Marlo Schalesky: Regret and the Birth of Shades of Morning
Today I’m honored to feature a guest post from author Marlo Schalesky, whose novel Shades of Morning was named a Rita finalist in March. Here’s Marlo:
It happened on an ordinary Sunday morning at church. I went not expecting to see anything different, or special, or extraordinary. But God had other plans. And so did Andy.
In the middle of the third song, a noise came from the far side of the church. A loud noise. Strange, awkward, and off-key. Then, it grew louder. I furrowed my brow. Was that someone singing . . . badly?
I stood on tiptoes and peeked toward the sound.
And there was Andy. His arms were raised, his eyes closed. And he was singing to his God for all he was worth. Andy, in his middle teens, with blond hair, thick glasses, and small ears. Andy, with Down Syndrome and a grin on his face big enough for the angels to see. Andy, shout-singing with all his might through that radiant smile.
That moment changed me. It showed me that beauty is found in unexpected places, and that God’s gifts in our lives are often wrapped in awkward, off-key packages. I witnessed something beautiful, something wondrous that day, and it made me see that so often the hard things in life, the things we want to hide away, to forget, to cover up, can be transformed into things of beauty in the hands of God.
And that’s how Shades of Morning was born – in those moments while Andy worshipped and I was left breathless by the wonder of it.

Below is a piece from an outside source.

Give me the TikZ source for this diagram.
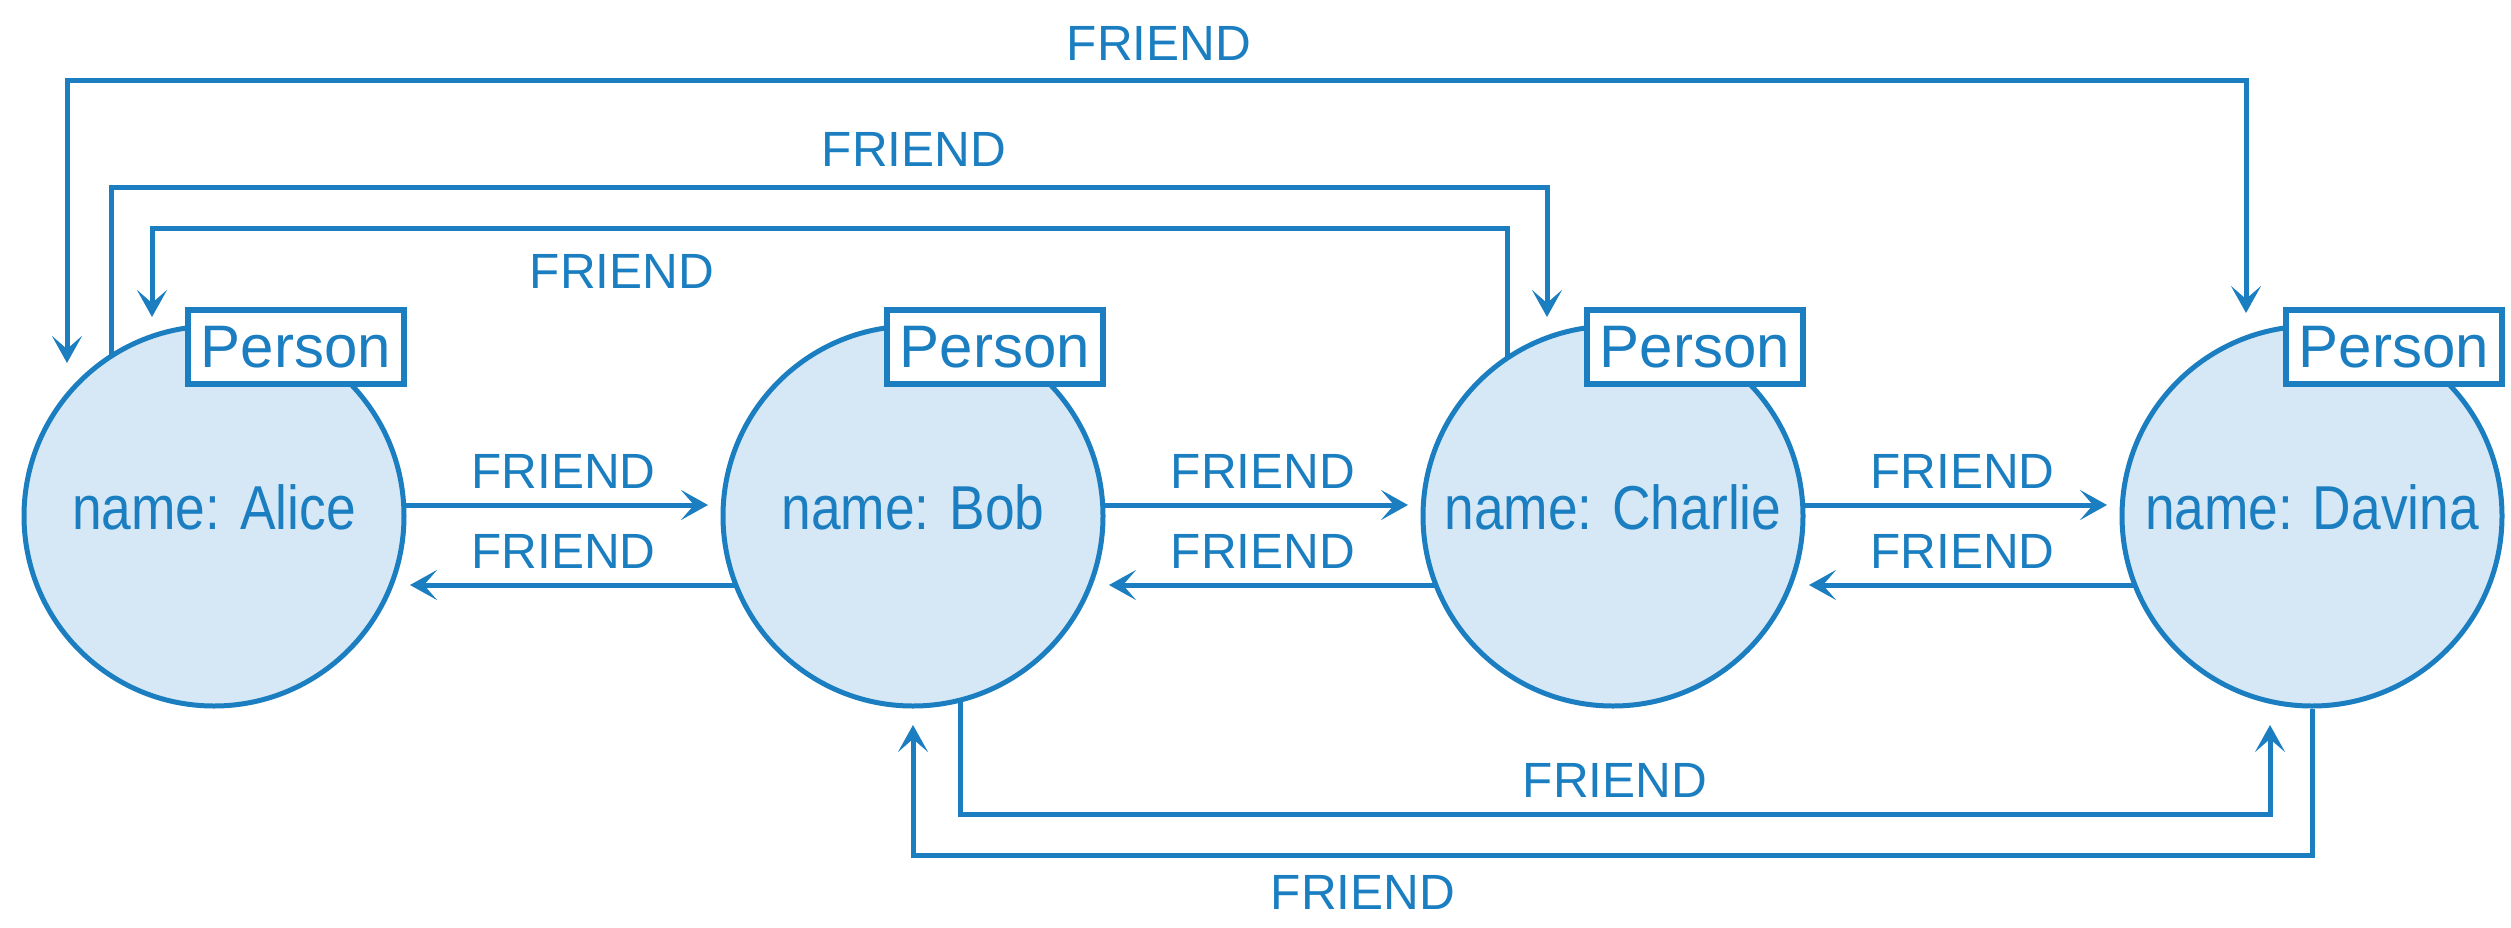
\documentclass[tikz,border=0pt]{standalone}
\usepackage{fontspec}
\setmainfont{Liberation Sans}
\usepackage{graphicx}
\usetikzlibrary{arrows.meta,calc}
\definecolor{nblue}{HTML}{1A7EC0}
\definecolor{nfill}{HTML}{D6E8F6}
\begin{document}
\begin{tikzpicture}[x=1pt,y=-1pt,
  person/.style={circle, draw=nblue, fill=nfill, line width=5pt, minimum size=380pt, inner sep=0pt},
  lbl/.style={draw=nblue, fill=white, line width=6pt, minimum width=216pt, minimum height=74pt, inner sep=0pt, text=nblue, font=\fontsize{60}{62}\selectfont},
  nametxt/.style={text=nblue, inner sep=0pt, anchor=base, font=\fontsize{62}{66}\selectfont},
  rel/.style={text=nblue, inner sep=0pt, font=\fontsize{49.5}{52}\selectfont},
  conn/.style={draw=nblue, line width=5pt},
  tip/.style={-{Stealth[length=27pt,width=30pt,inset=13pt]}},
  tips/.style={{Stealth[length=27pt,width=30pt,inset=13pt]}-{Stealth[length=27pt,width=30pt,inset=13pt]}}
]
\useasboundingbox (0,0) rectangle (2511,927);

% nodes
\node[person] (alice)  at (214,516) {};
\node[person] (bob)    at (913,516) {};
\node[person] (charlie) at (1613,516) {};
\node[person] (davina) at (2312,516) {};

\node[nametxt] (alicetxt)   at ($(alice.center)+(0,13)$)   {\scalebox{0.86}[1]{name: Alice}};
\node[nametxt] (bobtxt)     at ($(bob.center)+(0,13)$)     {\scalebox{0.86}[1]{name: Bob}};
\node[nametxt] (charlietxt) at ($(charlie.center)+(0,13)$) {\scalebox{0.86}[1]{name: Charlie}};
\node[nametxt] (davinatxt)  at ($(davina.center)+(0,13)$)  {\scalebox{0.86}[1]{name: Davina}};

\node[lbl] (alicelbl)   at ($(alice.center)+(82,-169)$)   {Person};
\node[lbl] (boblbl)     at ($(bob.center)+(82,-169)$)     {Person};
\node[lbl] (charlielbl) at ($(charlie.center)+(82,-169)$) {Person};
\node[lbl] (davinalbl)  at ($(davina.center)+(82,-169)$)  {Person};

% horizontal pairs
\draw[conn,tip] ($(alice.center)+(190,-11)$) -- ($(bob.center)+(-205,-11)$);
\draw[conn,tip] ($(bob.center)+(-178,69)$) -- ($(alice.center)+(196,69)$);
\node[rel,anchor=base] (l1) at ($(alice.center)!0.5!(bob.center)+(0,-28)$) {FRIEND};
\node[rel,anchor=base] (l2) at ($(alice.center)!0.5!(bob.center)+(0,52)$) {FRIEND};

\draw[conn,tip] ($(bob.center)+(190,-11)$) -- ($(charlie.center)+(-205,-11)$);
\draw[conn,tip] ($(charlie.center)+(-178,69)$) -- ($(bob.center)+(196,69)$);
\node[rel,anchor=base] (l3) at ($(bob.center)!0.5!(charlie.center)+(0,-28)$) {FRIEND};
\node[rel,anchor=base] (l4) at ($(bob.center)!0.5!(charlie.center)+(0,52)$) {FRIEND};

\draw[conn,tip] ($(charlie.center)+(190,-11)$) -- ($(davina.center)+(-205,-11)$);
\draw[conn,tip] ($(davina.center)+(-178,69)$) -- ($(charlie.center)+(196,69)$);
\node[rel,anchor=base] (l5) at ($(charlie.center)!0.5!(davina.center)+(0,-28)$) {FRIEND};
\node[rel,anchor=base] (l6) at ($(charlie.center)!0.5!(davina.center)+(0,52)$) {FRIEND};

% top connectors
\coordinate (a1) at ($(alice.center)+(-147,-153)$);
\coordinate (d1) at ($(davina.center)+(-66,-203)$);
\coordinate (lv1) at (0,80);
\draw[conn,tips] (a1) -- (a1 |- lv1) -- (d1 |- lv1) -- (d1);
\node[rel] (t1) at (1159,43) {FRIEND};

\coordinate (a2) at ($(alice.center)+(-103,-161)$);
\coordinate (c2) at ($(charlie.center)+(-66,-199)$);
\coordinate (lv2) at (0,187);
\draw[conn,tip] (a2) -- (a2 |- lv2) -- (c2 |- lv2) -- (c2);
\node[rel] (t2) at (914,149) {FRIEND};

\coordinate (c3) at ($(charlie.center)+(-106,-159)$);
\coordinate (a3) at ($(alice.center)+(-62,-199)$);
\coordinate (lv3) at (0,228);
\draw[conn,tip] (c3) -- (c3 |- lv3) -- (a3 |- lv3) -- (a3);
\node[rel] (t3) at (622,271) {FRIEND};

% bottom connectors
\coordinate (b4) at ($(bob.center)+(47,185)$);
\coordinate (d4) at ($(davina.center)+(-42,209)$);
\coordinate (lv4) at (0,814);
\draw[conn,tip] (b4) -- (b4 |- lv4) -- (d4 |- lv4) -- (d4);
\node[rel] (t4) at (1615,780) {FRIEND};

\coordinate (d5) at (davina.south);
\coordinate (b5) at ($(bob.center)+(0,209)$);
\coordinate (lv5) at (0,855);
\draw[conn,tip] (d5) -- (d5 |- lv5) -- (b5 |- lv5) -- (b5);
\node[rel] (t5) at (1363,892) {FRIEND};
\end{tikzpicture}
\end{document}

So, my vision for Shades of Morning is to share that beauty with you, my readers, to show you that God can take even your regrets and wash them clean, make them new. That His gifts to us come in ways we may not want, don’t expect, and often don’t recognize. But they are His gifts to us all the same, meant to set us free from the misconceptions that prevent us from being everything He wants us to be.
In the end, I hope you will experience that moment of wonder and see God in it. Then, I hope you will be able to look at the awkward, off-key places in your own life and see God’s hand in them. That’s the purpose of the story’s twist, and that’s the hope for the book itself – to reveal God’s wonder in the places we least expect it.